→ **Aim**
Repeat the listing that follows, character for character, minus the pictures.

→ **Dataset extract**
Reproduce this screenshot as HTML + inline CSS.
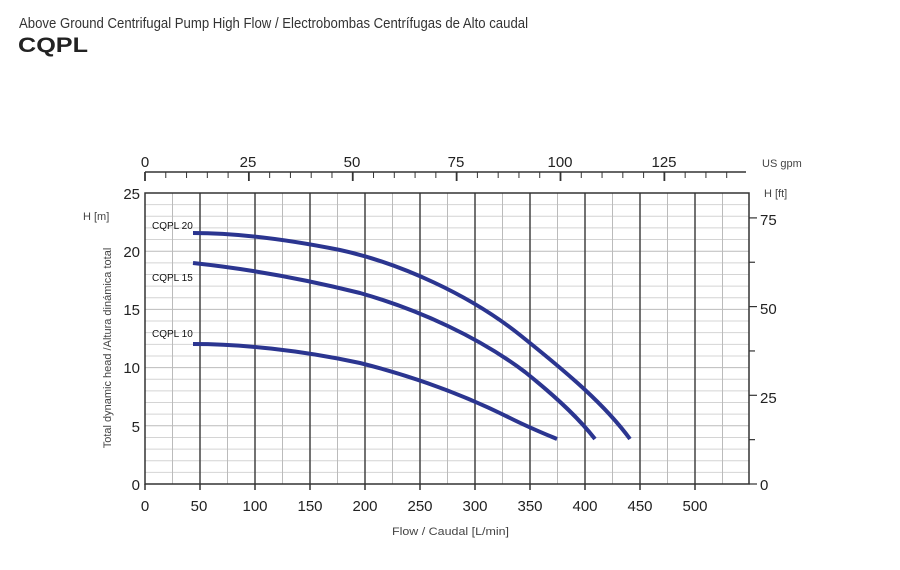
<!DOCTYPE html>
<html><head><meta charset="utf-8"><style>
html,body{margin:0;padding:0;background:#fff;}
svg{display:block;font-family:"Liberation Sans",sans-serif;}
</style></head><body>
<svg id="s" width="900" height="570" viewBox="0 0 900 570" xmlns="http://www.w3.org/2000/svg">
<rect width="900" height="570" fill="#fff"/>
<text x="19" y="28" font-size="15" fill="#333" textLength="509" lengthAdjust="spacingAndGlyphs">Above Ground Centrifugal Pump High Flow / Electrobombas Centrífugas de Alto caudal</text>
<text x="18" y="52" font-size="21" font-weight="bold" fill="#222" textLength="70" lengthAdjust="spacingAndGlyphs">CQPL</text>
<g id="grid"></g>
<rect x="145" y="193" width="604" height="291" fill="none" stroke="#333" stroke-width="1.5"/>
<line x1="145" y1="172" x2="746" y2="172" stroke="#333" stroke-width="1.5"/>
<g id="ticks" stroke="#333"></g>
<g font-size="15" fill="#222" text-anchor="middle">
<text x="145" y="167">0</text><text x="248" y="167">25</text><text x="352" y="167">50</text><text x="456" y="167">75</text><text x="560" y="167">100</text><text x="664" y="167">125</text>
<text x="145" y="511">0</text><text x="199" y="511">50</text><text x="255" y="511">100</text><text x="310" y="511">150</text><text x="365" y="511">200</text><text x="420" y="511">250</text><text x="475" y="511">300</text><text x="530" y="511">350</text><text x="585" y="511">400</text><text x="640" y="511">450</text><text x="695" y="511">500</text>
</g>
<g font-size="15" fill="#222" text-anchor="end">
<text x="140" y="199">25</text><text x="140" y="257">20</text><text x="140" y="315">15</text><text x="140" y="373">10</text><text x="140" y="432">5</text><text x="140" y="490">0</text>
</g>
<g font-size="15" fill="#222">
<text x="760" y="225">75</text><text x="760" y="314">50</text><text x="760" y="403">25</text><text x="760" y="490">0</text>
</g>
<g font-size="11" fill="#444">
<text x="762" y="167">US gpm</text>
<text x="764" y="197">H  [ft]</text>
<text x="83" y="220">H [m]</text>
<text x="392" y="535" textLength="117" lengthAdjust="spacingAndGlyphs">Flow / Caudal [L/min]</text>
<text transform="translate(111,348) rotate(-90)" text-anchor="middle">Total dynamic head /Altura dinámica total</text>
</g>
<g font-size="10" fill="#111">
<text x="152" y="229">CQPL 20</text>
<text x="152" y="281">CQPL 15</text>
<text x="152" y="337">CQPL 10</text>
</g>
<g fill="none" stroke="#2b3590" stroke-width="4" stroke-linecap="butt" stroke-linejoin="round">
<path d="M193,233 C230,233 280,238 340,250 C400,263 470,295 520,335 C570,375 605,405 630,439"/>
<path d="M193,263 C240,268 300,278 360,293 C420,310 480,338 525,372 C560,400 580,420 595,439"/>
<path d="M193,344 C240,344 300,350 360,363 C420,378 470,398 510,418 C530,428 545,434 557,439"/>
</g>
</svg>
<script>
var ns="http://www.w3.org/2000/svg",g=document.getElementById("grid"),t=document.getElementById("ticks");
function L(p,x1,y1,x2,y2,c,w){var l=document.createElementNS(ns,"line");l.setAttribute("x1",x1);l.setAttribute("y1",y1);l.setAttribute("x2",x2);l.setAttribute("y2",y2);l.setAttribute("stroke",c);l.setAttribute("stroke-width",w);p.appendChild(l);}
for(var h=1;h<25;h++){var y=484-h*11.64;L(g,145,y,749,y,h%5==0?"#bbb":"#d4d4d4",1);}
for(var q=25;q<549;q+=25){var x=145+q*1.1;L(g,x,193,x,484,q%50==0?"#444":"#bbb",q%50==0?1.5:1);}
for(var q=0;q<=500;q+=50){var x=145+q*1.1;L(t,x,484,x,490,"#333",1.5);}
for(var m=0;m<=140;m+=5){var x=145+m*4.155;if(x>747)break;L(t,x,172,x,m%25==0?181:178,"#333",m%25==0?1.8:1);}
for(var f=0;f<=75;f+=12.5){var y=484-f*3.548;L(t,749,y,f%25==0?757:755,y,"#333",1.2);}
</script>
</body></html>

→ **Solution to the problem**
Reproduce this screenshot as HTML + inline CSS.
<!DOCTYPE html>
<html><head><meta charset="utf-8"><style>
html,body{margin:0;padding:0;background:#fff;}
svg{display:block;font-family:"Liberation Sans",sans-serif;}
</style></head><body>
<svg id="s" width="900" height="570" viewBox="0 0 900 570" xmlns="http://www.w3.org/2000/svg">
<rect width="900" height="570" fill="#fff"/>
<text x="19" y="28" font-size="15" fill="#333" textLength="509" lengthAdjust="spacingAndGlyphs">Above Ground Centrifugal Pump High Flow / Electrobombas Centrífugas de Alto caudal</text>
<text x="18" y="52" font-size="21" font-weight="bold" fill="#222" textLength="70" lengthAdjust="spacingAndGlyphs">CQPL</text>
<g id="grid"></g>
<rect x="145" y="193" width="604" height="291" fill="none" stroke="#333" stroke-width="1.5"/>
<line x1="145" y1="172" x2="746" y2="172" stroke="#333" stroke-width="1.5"/>
<g id="ticks" stroke="#333"></g>
<g font-size="15" fill="#222" text-anchor="middle">
<text x="145" y="167">0</text><text x="248" y="167">25</text><text x="352" y="167">50</text><text x="456" y="167">75</text><text x="560" y="167">100</text><text x="664" y="167">125</text>
<text x="145" y="511">0</text><text x="199" y="511">50</text><text x="255" y="511">100</text><text x="310" y="511">150</text><text x="365" y="511">200</text><text x="420" y="511">250</text><text x="475" y="511">300</text><text x="530" y="511">350</text><text x="585" y="511">400</text><text x="640" y="511">450</text><text x="695" y="511">500</text>
</g>
<g font-size="15" fill="#222" text-anchor="end">
<text x="140" y="199">25</text><text x="140" y="257">20</text><text x="140" y="315">15</text><text x="140" y="373">10</text><text x="140" y="432">5</text><text x="140" y="490">0</text>
</g>
<g font-size="15" fill="#222">
<text x="760" y="225">75</text><text x="760" y="314">50</text><text x="760" y="403">25</text><text x="760" y="490">0</text>
</g>
<g font-size="11" fill="#444">
<text x="762" y="167">US gpm</text>
<text x="764" y="197">H  [ft]</text>
<text x="83" y="220">H [m]</text>
<text x="392" y="535" textLength="117" lengthAdjust="spacingAndGlyphs">Flow / Caudal [L/min]</text>
<text transform="translate(111,348) rotate(-90)" text-anchor="middle">Total dynamic head /Altura dinámica total</text>
</g>
<g font-size="10" fill="#111">
<text x="152" y="229">CQPL 20</text>
<text x="152" y="281">CQPL 15</text>
<text x="152" y="337">CQPL 10</text>
</g>
<g fill="none" stroke="#2b3590" stroke-width="4" stroke-linecap="butt" stroke-linejoin="round">
<path d="M193,233 C230,233 280,238 340,250 C400,263 470,295 520,335 C570,375 605,405 630,439"/>
<path d="M193,263 C240,268 300,278 360,293 C420,310 480,338 525,372 C560,400 580,420 595,439"/>
<path d="M193,344 C240,344 300,350 360,363 C420,378 470,398 510,418 C530,428 545,434 557,439"/>
</g>
</svg>
<script>
var ns="http://www.w3.org/2000/svg",g=document.getElementById("grid"),t=document.getElementById("ticks");
function L(p,x1,y1,x2,y2,c,w){var l=document.createElementNS(ns,"line");l.setAttribute("x1",x1);l.setAttribute("y1",y1);l.setAttribute("x2",x2);l.setAttribute("y2",y2);l.setAttribute("stroke",c);l.setAttribute("stroke-width",w);p.appendChild(l);}
for(var h=1;h<25;h++){var y=484-h*11.64;L(g,145,y,749,y,h%5==0?"#bbb":"#d4d4d4",1);}
for(var q=25;q<549;q+=25){var x=145+q*1.1;L(g,x,193,x,484,q%50==0?"#444":"#bbb",q%50==0?1.5:1);}
for(var q=0;q<=500;q+=50){var x=145+q*1.1;L(t,x,484,x,490,"#333",1.5);}
for(var m=0;m<=140;m+=5){var x=145+m*4.155;if(x>747)break;L(t,x,172,x,m%25==0?181:178,"#333",m%25==0?1.8:1);}
for(var f=0;f<=75;f+=12.5){var y=484-f*3.548;L(t,749,y,f%25==0?757:755,y,"#333",1.2);}
</script>
</body></html>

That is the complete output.